Geçen hafta Galatasaray'ın tarihi Adasını gasp eden, adını değiştirip Suada yapan, Ada'yı, yasaları değil, Anayasa'yı ihlal ederek büyüten, üzerine yaptığı kaçak inşaatlar üç defa mühürlendiği halde, mührünü kırıp çalıştırmaya devam eden yüzü kızarmaz adam da, utanmadan hem de beni Sevgililer Günü'nde Suada'ya (Kulaklarınız çınlasın, İnan Kıraç ve Ünal Aysal Beyler.. Sizin de güya Hukuk Fakülteleri kurucusu, büyük Hukuk Adamı, bunca hukuksuzluğa göz yuman Duygun Yarsuvat!.) davet ediyor. O adam el koyduğundan beri Ada'ya adım atmıyorum. Boğaz'ın hem de içindeki bu kaçak rezilliği görmek dahi istemiyorum.
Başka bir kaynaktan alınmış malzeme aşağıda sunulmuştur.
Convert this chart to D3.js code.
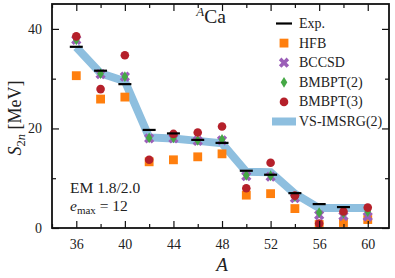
<!DOCTYPE html>
<html>
<head>
<meta charset="utf-8">
<script src="https://cdn.jsdelivr.net/npm/d3@7"></script>
<style>
  body { margin: 0; background: #fff; }
  text { font-family: "Liberation Serif", "DejaVu Serif", serif; fill: #222; }
</style>
</head>
<body>
<svg id="chart" width="395" height="278"></svg>
<script>
// mass numbers of the Ca isotopes
const massNumbers = [36, 38, 40, 42, 44, 46, 48, 50, 52, 54, 56, 58, 60];

// S2n in MeV
const expValues    = [36.4, 31.6, 28.9, 19.7, 19.0, 17.7, 17.1, 11.5, 10.7, 7.0, 4.8, 4.2];
const hfbValues    = [30.6, 25.9, 26.3, 13.3, 13.7, 14.3, 14.9, 6.6, 6.9, 3.9, 0.7, 1.1, 1.7];
const bccsdValues  = [37.8, 30.9, 30.4, 18.0, 18.0, 17.5, 17.6, 10.4, 10.3, 6.0, 2.6, 2.4, 2.3];
const bmbpt2Values = [37.8, 31.0, 30.4, 18.1, 18.1, 17.6, 17.8, 10.6, 10.5, 6.3, 3.1, 3.0, 3.3];
const bmbpt3Values = [38.5, 27.9, 34.7, 13.7, 18.9, 19.2, 20.4, 8.0, 13.1, 6.5, 0.9, 3.3, 4.1];
const imsrgValues  = [36.3, 31.1, 29.5, 18.2, 18.0, 17.5, 17.0, 11.3, 11.2, 6.9, 4.0, 4.0, 4.0];

const xMajorTicks = [36, 40, 44, 48, 52, 56, 60];
const xMinorTicks = [34, 38, 42, 46, 50, 54, 58];
const yMajorTicks = [0, 20, 40];
const yMinorTicks = [10, 30];

const legendLabels = ["Exp.", "HFB", "BCCSD", "BMBPT(2)", "BMBPT(3)", "VS-IMSRG(2)"];

const colors = {
  hfb: "#ff7f0e",
  bccsd: "#9b5fb8",
  bmbpt2: "#45a845",
  bmbpt3: "#b5202a",
  imsrg: "#8ebfdf"
};

var svg = d3.select("#chart"),
    box = {left: 52, right: 389, top: 4, bottom: 228};

var x = d3.scaleLinear().domain([34, 61.75]).range([box.left, box.right]);
var y = d3.scaleLinear().domain([0, 45]).range([box.bottom, box.top]);

const pts = vals => vals.map((v, i) => ({a: massNumbers[i], v}));

// marker shapes
var squarePath = d3.symbol().type(d3.symbolSquare).size(78)();
var circlePath = d3.symbol().type(d3.symbolCircle).size(58)();
var crossPath = d3.symbol().type(d3.symbolCross).size(66)();
var diamondPath = "M0,-5.4L3.3,0L0,5.4L-3.3,0Z";

// VS-IMSRG(2) band
var line = d3.line().x(d => x(d.a)).y(d => y(d.v));
svg.append("path")
    .datum(pts(imsrgValues))
    .attr("fill", "none")
    .attr("stroke", colors.imsrg)
    .attr("stroke-width", 8)
    .attr("stroke-linejoin", "miter")
    .attr("d", line);

function drawMarkers(vals, path, color, rot) {
  svg.append("g").selectAll("path")
      .data(pts(vals))
    .enter().append("path")
      .attr("d", path)
      .attr("fill", color)
      .attr("transform", d => "translate(" + x(d.a) + "," + y(d.v) + ")" + (rot ? " rotate(45)" : ""));
}

drawMarkers(hfbValues, squarePath, colors.hfb);
drawMarkers(bccsdValues, crossPath, colors.bccsd, true);
drawMarkers(bmbpt2Values, diamondPath, colors.bmbpt2);
drawMarkers(bmbpt3Values, circlePath, colors.bmbpt3);

// experiment bars
svg.append("g").selectAll("line")
    .data(pts(expValues))
  .enter().append("line")
    .attr("x1", d => x(d.a) - 6.5)
    .attr("x2", d => x(d.a) + 6.5)
    .attr("y1", d => y(d.v))
    .attr("y2", d => y(d.v))
    .attr("stroke", "#000")
    .attr("stroke-width", 2.2);

// axes, ticks inward on all four sides
function styleAxis(g) {
  g.attr("font-family", null);
  g.select(".domain").remove();
  g.selectAll(".tick line").attr("stroke", "#111").attr("stroke-width", 1.2);
  g.selectAll(".tick text").attr("font-size", 14).attr("fill", "#222");
}

svg.append("g").attr("transform", "translate(0," + box.bottom + ")")
    .call(d3.axisBottom(x).tickValues(xMajorTicks).tickSize(-7).tickPadding(11).tickFormat(d3.format("d")))
    .call(styleAxis);
svg.append("g").attr("transform", "translate(0," + box.bottom + ")")
    .call(d3.axisBottom(x).tickValues(xMinorTicks).tickSize(-4).tickFormat(""))
    .call(styleAxis);
svg.append("g").attr("transform", "translate(0," + box.top + ")")
    .call(d3.axisTop(x).tickValues(xMajorTicks).tickSize(-7).tickFormat(""))
    .call(styleAxis);
svg.append("g").attr("transform", "translate(0," + box.top + ")")
    .call(d3.axisTop(x).tickValues(xMinorTicks).tickSize(-4).tickFormat(""))
    .call(styleAxis);

svg.append("g").attr("transform", "translate(" + box.left + ",0)")
    .call(d3.axisLeft(y).tickValues(yMajorTicks).tickSize(-7).tickPadding(10))
    .call(styleAxis);
svg.append("g").attr("transform", "translate(" + box.left + ",0)")
    .call(d3.axisLeft(y).tickValues(yMinorTicks).tickSize(-4).tickFormat(""))
    .call(styleAxis);
svg.append("g").attr("transform", "translate(" + box.right + ",0)")
    .call(d3.axisRight(y).tickValues(yMajorTicks).tickSize(-7).tickFormat(""))
    .call(styleAxis);
svg.append("g").attr("transform", "translate(" + box.right + ",0)")
    .call(d3.axisRight(y).tickValues(yMinorTicks).tickSize(-4).tickFormat(""))
    .call(styleAxis);

// frame
svg.append("rect")
    .attr("x", box.left).attr("y", box.top)
    .attr("width", box.right - box.left).attr("height", box.bottom - box.top)
    .attr("fill", "none").attr("stroke", "#111").attr("stroke-width", 1.8);

// title  ^A Ca
var title = svg.append("text").attr("x", 211).attr("y", 23)
    .attr("text-anchor", "middle").attr("font-size", 19.5);
title.append("tspan").attr("font-style", "italic").attr("font-size", 13).attr("dy", -7).text("A");
title.append("tspan").attr("dy", 7).text("Ca");

// axis labels
svg.append("text").attr("x", 222).attr("y", 271)
    .attr("text-anchor", "middle").attr("font-size", 19).attr("font-style", "italic").text("A");

var ylab = svg.append("text")
    .attr("transform", "translate(21,118) rotate(-90)")
    .attr("text-anchor", "middle").attr("font-size", 18);
ylab.append("tspan").attr("font-style", "italic").text("S");
ylab.append("tspan").attr("font-size", 12.5).attr("dy", 4).text("2");
ylab.append("tspan").attr("font-size", 12.5).attr("font-style", "italic").text("n");
ylab.append("tspan").attr("dy", -4).text(" [MeV]");

// annotation
svg.append("text").attr("x", 70).attr("y", 193).attr("font-size", 15.5).text("EM 1.8/2.0");
var emax = svg.append("text").attr("x", 70).attr("y", 211).attr("font-size", 15.5);
emax.append("tspan").attr("font-style", "italic").text("e");
emax.append("tspan").attr("font-size", 11).attr("dy", 3).text("max");
emax.append("tspan").attr("dy", -3).text(" = 12");

// legend
var legend = svg.append("g");
var legendY = i => 23.5 + i * 19.6;
legendLabels.forEach((lab, i) => {
  var row = legend.append("g").attr("transform", "translate(284," + legendY(i) + ")");
  if (i == 0) {
    row.append("line").attr("x1", -8).attr("x2", 8).attr("stroke", "#000").attr("stroke-width", 2.2);
  } else if (i == 1) {
    row.append("path").attr("d", squarePath).attr("fill", colors.hfb);
  } else if (i == 2) {
    row.append("path").attr("d", crossPath).attr("fill", colors.bccsd).attr("transform", "rotate(45)");
  } else if (i == 3) {
    row.append("path").attr("d", diamondPath).attr("fill", colors.bmbpt2);
  } else if (i == 4) {
    row.append("path").attr("d", circlePath).attr("fill", colors.bmbpt3);
  } else {
    row.append("rect").attr("x", -12).attr("y", -4).attr("width", 24).attr("height", 8).attr("fill", colors.imsrg);
  }
  row.append("text").attr("x", 15).attr("y", 4.5).attr("font-size", 14).text(lab);
});
</script>
</body>
</html>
Ama fakir fukaranın gecekondusuna, kış gününde tanklarla, buldozerlerle giden Belediye, Suada'da mühürler kırılırken, ne zaman biteceğini kimsenin bilmediği davaları açmakla yetiniyor, rezilliğe alenen (Nedense!..) göz yumuyor.
Cumhuriyet Savcıları deseniz?.. Demeyin daha iyi!..
Şimdi bu ülkenin Adalet, bu ülkenin İç İşleri Bakanlarına soruyorum..
Türkiye Hukuk Devleti mi?.
Bu ülkede Devlet gücü, otoritesi, saygınlığı var mı?.
Bu millet, kaderine terk edilmiş zavallılardan mı oluşuyor?.